Question of whether two given spaces are homeomorphic.

Let $e : \mathbb{R} \to S^1, e(t) = e^{it}$. Then a homeomorphic image of a closed interval in $S^1$ is any set having the form $J = e([a,b])$ with $a < b$ and $b - a < 2\pi$.

We have $X = D^2 \backslash \{e(c) \}$ for some $c \in \mathbb{R}$ and $Y = D^2 \backslash e([a,b])$ for suitable $a,b$ as above. Define $r : [a,a + 2 \pi] \to [c,c+2\pi]$, $r(x) = c$ for $t \in [a,b]$, $r(x) = c + \frac{2\pi (x - b)}{a+2\pi-b}$ for $t \in [b,a+2\pi]$. This is a continuous map.
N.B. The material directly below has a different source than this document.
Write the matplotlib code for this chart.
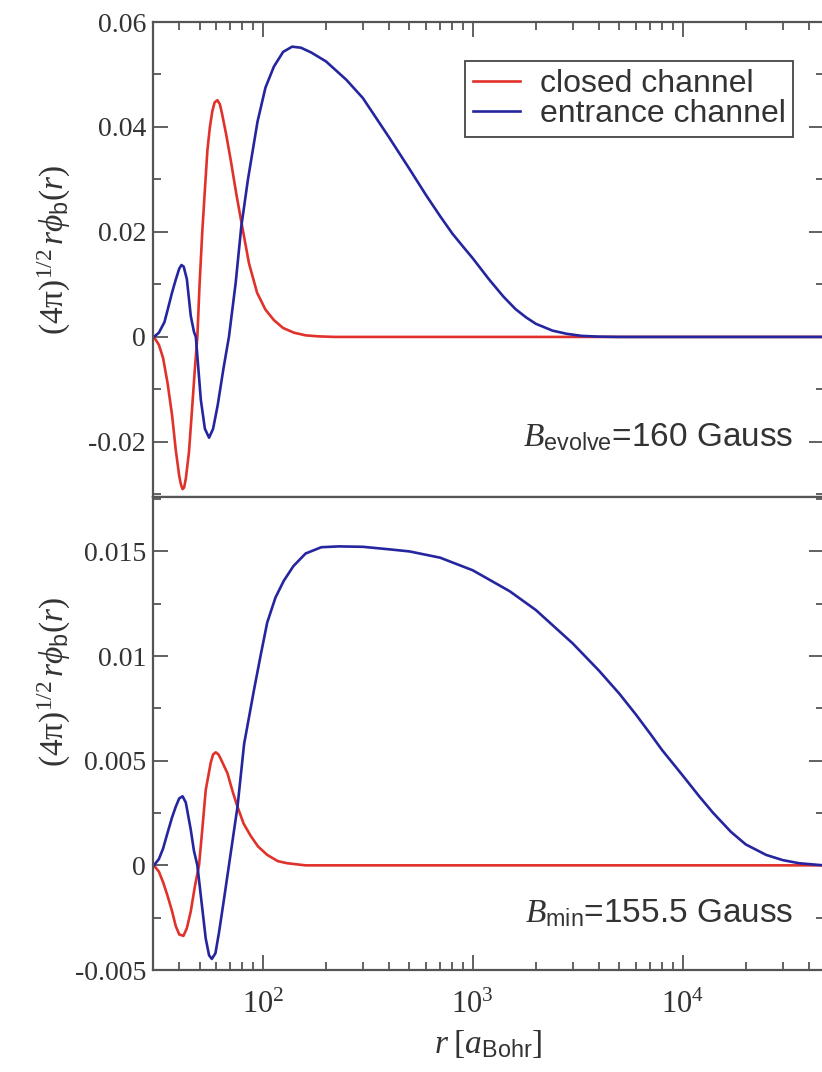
import numpy as np
import matplotlib
matplotlib.use("Agg")
import matplotlib.pyplot as plt
from matplotlib.ticker import LogLocator, LogFormatterMathtext, NullFormatter, MultipleLocator

plt.rcParams['font.family'] = ['Liberation Serif', 'DejaVu Serif']
plt.rcParams['mathtext.fontset'] = 'custom'
plt.rcParams['mathtext.rm'] = 'Liberation Serif'
plt.rcParams['mathtext.it'] = 'Liberation Serif:italic'
plt.rcParams['mathtext.sf'] = 'Liberation Sans'

# values (r in Bohr radii)
top_r_closed = [30.3, 32, 33.5, 35.2, 37, 38.5, 40, 40.8, 41.5, 42.2, 43, 44.5, 46, 47.5,
                48.8, 50, 51.5, 53, 54.5, 56, 57.5, 59, 60.8, 62.5, 64, 67, 70.5, 75, 79,
                86, 94, 103, 113, 125, 141, 160, 185, 220, 47000]
top_closed = [0, -0.0015, -0.0040, -0.0088, -0.0150, -0.0215, -0.0265, -0.0282, -0.0290,
              -0.0287, -0.0270, -0.0220, -0.0140, -0.0060, 0.0, 0.0100, 0.0200, 0.0280,
              0.0356, 0.0400, 0.0430, 0.0447, 0.0451, 0.0443, 0.0425, 0.0385, 0.0335, 0.0270,
              0.0220, 0.0140, 0.0084, 0.0052, 0.0032, 0.0017, 0.0008, 0.0003, 0.0001, 0.0, 0.0]

top_r_entr = [30.3, 32, 34, 35.2, 37, 38.5, 40, 41, 42, 43.5, 45.4, 47, 48, 50.7, 53, 55.5,
              58, 61, 65, 69, 74.3, 79, 85, 94.4, 103, 113, 125, 138, 152, 170, 200, 250,
              300, 400, 500, 600, 700, 800, 900, 1000, 1200, 1400, 1600, 1800, 2000, 2400,
              2800, 3300, 4000, 5000, 47000]
top_entr = [0, 0.0008, 0.0028, 0.0051, 0.0085, 0.0109, 0.0130, 0.0137, 0.0134, 0.0110,
            0.0040, 0.0010, 0.0, -0.0120, -0.0175, -0.0192, -0.0175, -0.0130, -0.0060, 0.0,
            0.0103, 0.0210, 0.0300, 0.0410, 0.0475, 0.0515, 0.0543, 0.0553, 0.0551, 0.0542,
            0.0525, 0.0490, 0.0455, 0.0380, 0.0320, 0.0270, 0.0230, 0.0197, 0.0172, 0.0150,
            0.0109, 0.0077, 0.0053, 0.0037, 0.0025, 0.0012, 0.0006, 0.0002, 0.00005, 0.0, 0.0]

bot_r_closed = [30.3, 32, 33.5, 35.2, 37, 38.5, 40, 41.9, 43.5, 45.4, 47.5, 49.7, 51.5, 53.5,
                56.5, 58, 59.7, 61.5, 63, 67.9, 72, 75.8, 81, 87.7, 95, 105, 118, 131, 160,
                47000]
bot_closed = [0, -0.0003, -0.0008, -0.00146, -0.0022, -0.0029, -0.0033, -0.00337, -0.0030,
              -0.0022, -0.0010, 0.0, 0.0017, 0.0036, 0.0049, 0.0053, 0.0054, 0.0053, 0.0051,
              0.0044, 0.0035, 0.0028, 0.0020, 0.0014, 0.0009, 0.0005, 0.0002, 0.0001, 0.0, 0.0]

bot_r_entr = [30.3, 32, 33.5, 35.2, 37, 38.5, 40, 41.5, 43, 45.4, 47, 48.8, 50.7, 53.5, 55.5,
              57.2, 59.5, 61.9, 65.4, 69, 75.8, 81.5, 90.9, 98, 105, 115, 126, 140, 160, 190,
              230, 300, 400, 500, 700, 1000, 1500, 2000, 3000, 4000, 5000, 6000, 7000, 8000,
              10000, 12000, 14000, 17000, 20000, 25000, 30000, 36000, 47000]
bot_entr = [0, 0.0003, 0.0008, 0.00156, 0.0023, 0.0028, 0.0032, 0.0033, 0.0030, 0.0017,
            0.0007, 0.0, -0.00146, -0.0035, -0.0043, -0.00447, -0.0042, -0.0032, -0.0016, 0.0,
            0.0028, 0.0058, 0.0084, 0.0101, 0.0116, 0.0128, 0.0136, 0.0143, 0.0149, 0.0152,
            0.01524, 0.01522, 0.0151, 0.0150, 0.0147, 0.0141, 0.0131, 0.0122, 0.0106, 0.0093,
            0.0082, 0.0072, 0.0063, 0.0055, 0.0043, 0.0033, 0.0025, 0.0016, 0.0010, 0.0005,
            0.00025, 0.0001, 0.0]

top_yticks = [-0.02, 0, 0.02, 0.04, 0.06]
top_ylabels = ['-0.02', '0', '0.02', '0.04', '0.06']
bot_yticks = [-0.005, 0, 0.005, 0.01, 0.015]
bot_ylabels = ['-0.005', '0', '0.005', '0.01', '0.015']

red = '#e0322a'
blue = '#25259f'
axcol = '#555555'
txtcol = '#333333'

fig = plt.figure(figsize=(8.22, 10.72), dpi=100)
W, H = 822, 1072
ax1 = fig.add_axes([153 / W, 1 - 497 / H, 1 - 153 / W + 0.002, (497 - 22) / H])
ax2 = fig.add_axes([153 / W, 1 - 970 / H, 1 - 153 / W + 0.002, (970 - 497) / H])

ax1.plot(top_r_closed, top_closed, color=red, lw=1.9, label='closed channel')
ax1.plot(top_r_entr, top_entr, color=blue, lw=1.9, label='entrance channel')
ax2.plot(bot_r_closed, bot_closed, color=red, lw=1.9)
ax2.plot(bot_r_entr, bot_entr, color=blue, lw=1.9)

ax1.set_ylim(-0.0305, 0.06)
ax2.set_ylim(-0.005, 0.0176)
ax1.set_yticks(top_yticks, top_ylabels)
ax2.set_yticks(bot_yticks, bot_ylabels)
ax1.yaxis.set_minor_locator(MultipleLocator(0.01))
ax2.yaxis.set_minor_locator(MultipleLocator(0.0025))

ylab = r'$(4\mathrm{\pi})^{1/2}\,r\phi_{\mathsf{b}}(r)$'
for ax in (ax1, ax2):
    ax.set_xscale('log')
    ax.set_xlim(30, 47000)
    ax.xaxis.set_major_locator(LogLocator(base=10))
    ax.xaxis.set_minor_locator(LogLocator(base=10, subs=np.arange(2, 10)))
    ax.xaxis.set_minor_formatter(NullFormatter())
    ax.tick_params(which='both', direction='in', colors=axcol, labelcolor=txtcol,
                   width=1.3, right=True)
    ax.tick_params(axis='y', labelsize=20, pad=5)
    ax.tick_params(which='major', length=11)
    ax.tick_params(which='minor', length=6)
    for s in ax.spines.values():
        s.set_color(axcol)
        s.set_linewidth(1.6)

ax1.set_ylabel(ylab, fontsize=24, color=txtcol)
ax2.set_ylabel(ylab, fontsize=24, color=txtcol)
ax1.yaxis.set_label_coords(-0.12, 0.52)
ax2.yaxis.set_label_coords(-0.12, 0.61)

ax1.tick_params(which='both', top=True, bottom=False, labelbottom=False)
ax2.tick_params(which='both', top=False, bottom=True)
ax2.tick_params(axis='x', labelsize=22, pad=15)
ax2.xaxis.set_major_formatter(LogFormatterMathtext())
ax2.set_xlabel(r'$r\;[a_{\mathsf{Bohr}}]$', fontsize=24, color=txtcol, labelpad=6)

leg = ax1.legend(loc='upper right', bbox_to_anchor=(0.955, 0.917), fancybox=False,
                 edgecolor='#444444', framealpha=1, handlelength=1.5, handletextpad=0.6,
                 borderpad=0.25, labelspacing=0.0, borderaxespad=0,
                 prop={'family': 'Liberation Sans', 'size': 23})
leg.get_frame().set_linewidth(1.3)
for t in leg.get_texts():
    t.set_color(txtcol)

ax1.text(0.955, 0.125, r'$B_{\mathsf{evolve}}$=160 Gauss', transform=ax1.transAxes,
         ha='right', va='center', fontsize=24, family='Liberation Sans', color=txtcol)
ax2.text(0.955, 0.12, r'$B_{\mathsf{min}}$=155.5 Gauss', transform=ax2.transAxes,
         ha='right', va='center', fontsize=24, family='Liberation Sans', color=txtcol)

fig.savefig('out.png', dpi=100)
Define

$$H : [a,a + 2 \pi] \times [0,1] \to [c,c+2\pi], H(x,t) = (1-t)(x -a + c) + t r(x) .$$

This is a continuous map such that (with $H_t(x) = H(x,t)$)

(1) $H_1 = r$

(2) $H_t(a) = c, H_t(a+2\pi) = c + 2\pi$ for all $t$

(3) $H_t$ is strictly increasing, in particular bijective, for all $t < 1$.

Define

$$G : [a,a + 2 \pi] \times [0,1] \to D^2, G(x,t) = te(H(x,t))$$

which is again continuous. Consider the continuous map

$$p : [a,a + 2 \pi] \times [0,1] \to D^2, p(x,t) = te(x) .$$

Since domain and range are compact, it is an identification map. It is easy to check that if $p(\xi) = p(\xi')$, then $G(\xi) = G(\xi')$. Therefore we obtain a unique continuous $g : D^2 \to D^2$ such that $g \circ p = G$. By construction $g$ maps $Y$ bijectively onto $X$. The restriction $g' : Y \to X$ is an open map which shows that it is a homeomorphism: Let $U \subset Y$ be open. Then $D^2 \backslash U$ is compact, thus $g(D^2 \backslash U) ) = D^2 \backslash g(U)$ is compact so that $g'(U) = g(U)$ is open in $X$.